We got our first Enerpro bill and I’m starting to understand what all the uproar is about.
Here is what our bill looked like for April 23 – June 30 (69 days).
|Charge||Consumption||Cost||New Cost(See Update #2 below)|
|Hot Water||814 gallons(3,081 litres)||$11.80||$11.80|
|Cold Water||544 gallons(2,059 litres)||$2.77||$0.00|
The problem isn’t that we payed $11.80 for hot water (I’ve always had hot water included in rent, but I expected it to cost about this much) or $2.77 for cold water (metering water consumption is new, but will be common practice in Vancouver soon). I’m happy to pay for what I use. I work for an energy monitoring software company, so I recognize the value metering plays in conservation efforts.
The problem is that the consumption charges on my bill are dwarfed by fixed charges. 2/3 of the total bill is for flat fees that are charged regardless of what I use. What a huge deterrent to conserve. I can’t believe I’ve been shaving with cold water. What was the point?! Even if I could find a way to cut my hot water consumption in half, my total bill would only go down by 14% because most of it is a huge flat fee that I have to pay regardless of how careful I am when I wash dishes or take a showers.
At first I thought that the $25 “basic charge” was the fee that Enerpro was charging for monitoring and administering the bills, and was shocked. I know that smart meters are expensive, but they’re not that expensive. After reading through documents provided by the Southeast False Creek Neighbourhood Energy Utility it seems like that basic charge is being used to pay for the expensive infrastructure that provides our heating and hot water – the waste heat recovery from sewage and solar thermal panels on the roofs. That makes me feel a bit better about the extra charges, but we were told when we moved in that energy bills would likely be lower because of all the fancy environmental features, not more expensive.
Our BC Hydro bill for the past month was $19.88. Which brings my total energy bill to around $40/month. I wouldn’t call that low, and it doesn’t include any heating right now, but it is still small compared to my cellphone and internet bills.
Update #1: Since I wrote this, I received notice that “Enerpro Systems is currently working with COHO Management Services Society and the City of Vancouver and invoices are being held at this time.” We’ll see what that means.
Update #2: A working group has been setup to look at the metering and energy costs. In the meantime, we’ve been told that our bills for June-August will be waived, the fixed $12.50/month fee will be reduced to $9.50/month, HST would be removed from the cost, and cold water charges would be removed for 2 years. I’m glad they reduced the monthly fee and removed the HST. That reduces some of the fixed costs that were not tied to consumption. I’m actually disappointed by the decision to stop charging for cold water, even if it will save me money. I know billing for water is unheard of in Vancouver, but it was a minimal charge and encouraged people to conserve.

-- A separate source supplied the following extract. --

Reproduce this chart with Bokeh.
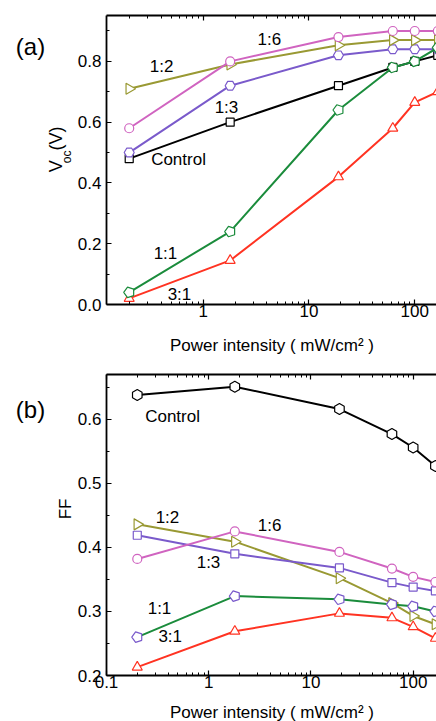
import math
from bokeh.plotting import figure
from bokeh.models import (FixedTicker, PrintfTickFormatter, Range1d, LogAxis, Label,
                          ColumnDataSource)
from bokeh.layouts import column, row
from bokeh.embed import file_html
from bokeh.resources import INLINE

# ---------------- data ----------------
power = [0.2, 1.8, 19, 62, 100, 165]

voc_control = [0.48, 0.60, 0.72, 0.78, 0.80, 0.82]
voc_1_1 = [0.04, 0.24, 0.64, 0.78, 0.80, 0.845]
voc_3_1 = [0.02, 0.145, 0.42, 0.58, 0.665, 0.70]
voc_1_2 = [0.71, 0.79, 0.853, 0.87, 0.87, 0.87]
voc_1_3 = [0.50, 0.72, 0.82, 0.84, 0.84, 0.84]
voc_1_6 = [0.58, 0.80, 0.88, 0.90, 0.90, 0.90]

ff_control = [0.638, 0.651, 0.616, 0.577, 0.556, 0.527]
ff_1_1 = [0.26, 0.324, 0.319, 0.311, 0.308, 0.30]
ff_3_1 = [0.213, 0.269, 0.297, 0.29, 0.276, 0.258]
ff_1_2 = [0.436, 0.409, 0.352, 0.313, 0.293, 0.28]
ff_1_3 = [0.419, 0.39, 0.368, 0.345, 0.338, 0.332]
ff_1_6 = [0.382, 0.425, 0.393, 0.367, 0.354, 0.346]

voc_ticks = [0.0, 0.2, 0.4, 0.6, 0.8]
voc_minor = [0.1, 0.3, 0.5, 0.7, 0.9]
ff_ticks = [0.2, 0.3, 0.4, 0.5, 0.6]
ff_minor = [0.25, 0.35, 0.45, 0.55, 0.65]
x_ticks_a = [1, 10, 100]
x_ticks_b = [0.1, 1, 10, 100]
x_minor = [m * d for d in (0.1, 1, 10, 100) for m in range(2, 10)]

FONT = "Liberation Sans"
BLACK = "#000000"
GREEN = "#1b8c3c"
RED = "#ff3322"
OLIVE = "#999933"
PURPLE = "#7a5acb"
PINK = "#d064c0"

SIDE_W = 74          # side strip (page x 0..74) holding panel letters / y titles
TOP1, FH1, BOT1 = 15, 289, 60
TOP2, FH2, BOT2 = 374 - (TOP1 + FH1 + BOT1), 301, 46
H1 = TOP1 + FH1 + BOT1
H2 = TOP2 + FH2 + BOT2


def style_axis(ax, labels=True):
    ax.axis_line_width = 1.8
    ax.axis_line_color = BLACK
    ax.major_tick_in = 5
    ax.major_tick_out = 0
    ax.minor_tick_in = 3
    ax.minor_tick_out = 0
    ax.major_tick_line_color = BLACK
    ax.minor_tick_line_color = BLACK
    ax.major_tick_line_width = 1.2
    ax.minor_tick_line_width = 1.0
    ax.major_label_text_font = FONT
    ax.major_label_text_color = BLACK
    if labels:
        ax.major_label_text_font_size = "17px"
        ax.major_label_standoff = 5
    else:
        ax.major_label_text_font_size = "1px"
        ax.major_label_text_alpha = 0
        ax.major_label_standoff = 0
    ax.axis_label_text_font = FONT
    ax.axis_label_text_font_size = "17px"
    ax.axis_label_text_font_style = "normal"
    ax.axis_label_text_color = BLACK


def make_fig(xr, yr, fh, top, bottom, xt, yt, ym, xlab_standoff):
    p = figure(x_axis_type="log", x_range=Range1d(*xr), y_range=Range1d(*yr),
               frame_width=331, frame_height=fh,
               min_border_left=105 - SIDE_W, min_border_right=0,
               min_border_top=top, min_border_bottom=bottom,
               output_backend="svg", toolbar_location=None)
    p.xgrid.visible = False
    p.ygrid.visible = False
    p.outline_line_color = None
    p.background_fill_color = "white"
    p.border_fill_color = "white"
    bottom_ax = p.below[0]
    left_ax = p.left[0]
    bottom_ax.ticker = FixedTicker(ticks=xt, minor_ticks=x_minor)
    bottom_ax.formatter = PrintfTickFormatter(format="%g")
    left_ax.ticker = FixedTicker(ticks=yt, minor_ticks=ym)
    left_ax.formatter = PrintfTickFormatter(format="%.1f")
    style_axis(bottom_ax)
    style_axis(left_ax)
    bottom_ax.major_label_standoff = 0
    bottom_ax.axis_label = "Power intensity ( mW/cm\u00b2 )"
    bottom_ax.axis_label_standoff = xlab_standoff
    top_ax = LogAxis(ticker=FixedTicker(ticks=xt, minor_ticks=x_minor))
    style_axis(top_ax, labels=False)
    p.add_layout(top_ax, "above")
    return p


def side_fig(h):
    s = figure(width=SIDE_W, height=h, x_range=Range1d(0, SIDE_W), y_range=Range1d(h, 0),
               min_border=0, output_backend="svg", toolbar_location=None)
    s.axis.visible = False
    s.xgrid.visible = False
    s.ygrid.visible = False
    s.outline_line_color = None
    s.background_fill_color = "white"
    s.border_fill_color = "white"
    return s


def series(p, y, line_color, marker, mcolor=None, size=9, angle=0.0):
    src = ColumnDataSource(dict(x=power, y=y))
    p.line("x", "y", source=src, line_color=line_color, line_width=2)
    mc = mcolor or line_color
    if marker == "pentagon":
        p.ngon(x="x", y="y", radius=5.5, radius_units="screen", n=5, angle=angle,
               source=src, line_color=mc, fill_color="white", line_width=1.2)
    else:
        p.scatter("x", "y", source=src, marker=marker, size=size, angle=angle,
                  line_color=mc, fill_color="white", line_width=1.2)


def text(p, x, y, t, size="17px", angle=0.0):
    p.add_layout(Label(x=x, y=y, text=t, text_font=FONT, text_font_size=size,
                       text_color=BLACK, text_align="center", text_baseline="middle",
                       angle=angle))


# ---------------- panel (a) ----------------
p1 = make_fig((0.122, 164), (0.0, 0.951), FH1, TOP1, BOT1, x_ticks_a, voc_ticks, voc_minor, 16)
series(p1, voc_control, BLACK, "square", size=8)
series(p1, voc_1_3, PURPLE, "hex", size=10)
series(p1, voc_1_2, OLIVE, "triangle", size=11, angle=-math.pi / 2)
series(p1, voc_1_6, PINK, "circle", size=9)
series(p1, voc_3_1, RED, "triangle", size=10)
series(p1, voc_1_1, GREEN, "pentagon", angle=math.pi / 2)

text(p1, 0.404, 0.783, "1:2")
text(p1, 4.23, 0.872, "1:6")
text(p1, 1.66, 0.648, "1:3")
text(p1, 0.585, 0.477, "Control")
text(p1, 0.44, 0.168, "1:1")
text(p1, 0.597, 0.033, "3:1")

s1 = side_fig(H1)
text(s1, 30, 39, "(a)", size="24px")
text(s1, 55.5, 190, "V", size="18px", angle=math.pi / 2)
text(s1, 66.5, 178, "oc", size="12px", angle=math.pi / 2)
text(s1, 55.5, 155, "(V)", size="18px", angle=math.pi / 2)

# ---------------- panel (b) ----------------
p2 = make_fig((0.1, 173), (0.2, 0.67), FH2, TOP2, BOT2, x_ticks_b, ff_ticks, ff_minor, 12)
series(p2, ff_control, BLACK, "hex", size=11, angle=math.pi / 2)
series(p2, ff_1_2, OLIVE, "triangle", size=11, angle=-math.pi / 2)
series(p2, ff_1_3, PURPLE, "square", size=8)
series(p2, ff_1_6, PINK, "circle", size=9)
series(p2, ff_1_1, GREEN, "pentagon", mcolor=PURPLE, angle=math.pi / 2)
series(p2, ff_3_1, RED, "triangle", size=10)

text(p2, 0.443, 0.605, "Control")
text(p2, 0.395, 0.447, "1:2")
text(p2, 3.94, 0.435, "1:6")
text(p2, 0.995, 0.377, "1:3")
text(p2, 0.33, 0.305, "1:1")
text(p2, 0.42, 0.261, "3:1")

s2 = side_fig(H2)
text(s2, 30, 406 - H1, "(b)", size="24px")
text(s2, 65, 525 - H1, "FF", size="17px", angle=math.pi / 2)

layout = column(row(s1, p1, spacing=0), row(s2, p2, spacing=0), spacing=0)
open("out.html", "w").write(file_html(layout, INLINE))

I’ve updated the table above to show the new costs with the proposed changes. My new bill would be $30.84 (28% less then before), of which 60% would be a fixed cost.
I can understand why the people who are on fixed incomes are concerned about these bills, but for someone like me (who is also paying for a cellphone, internet access, and cable tv) my energy costs are still tiny compared to my other utility costs. And if I had to choose between cable tv and hot water, I know which one I’d choose.
The Georgia Straight has been writing about complaints made about heating costs, especially in the net-zero building. I haven’t had to pay for heating yet, so I’m not sure how severe those costs will be, but from what I understand of the mechanics of the heat-recovery system used, the efficiency of the system would be dependent on the number of occupants flushing warm water down the drains. Last winter, the Olympic Village was barely occupied, which may (and I’m just speculating here) have lead to less efficient operation and more expensive charges. Regardless of the heating system’s efficiency, each occupied unit would have heat leaking to unoccupied neighbours, increasing the heat required and probably leading to the complains about it being cold. Also, the net-zero building is supposed to be recovering heat from the grocery store below, but isn’t open yet. I’m guessing that more people in the village will reduce heating costs this winter, and once the grocery store opens it will drop even further.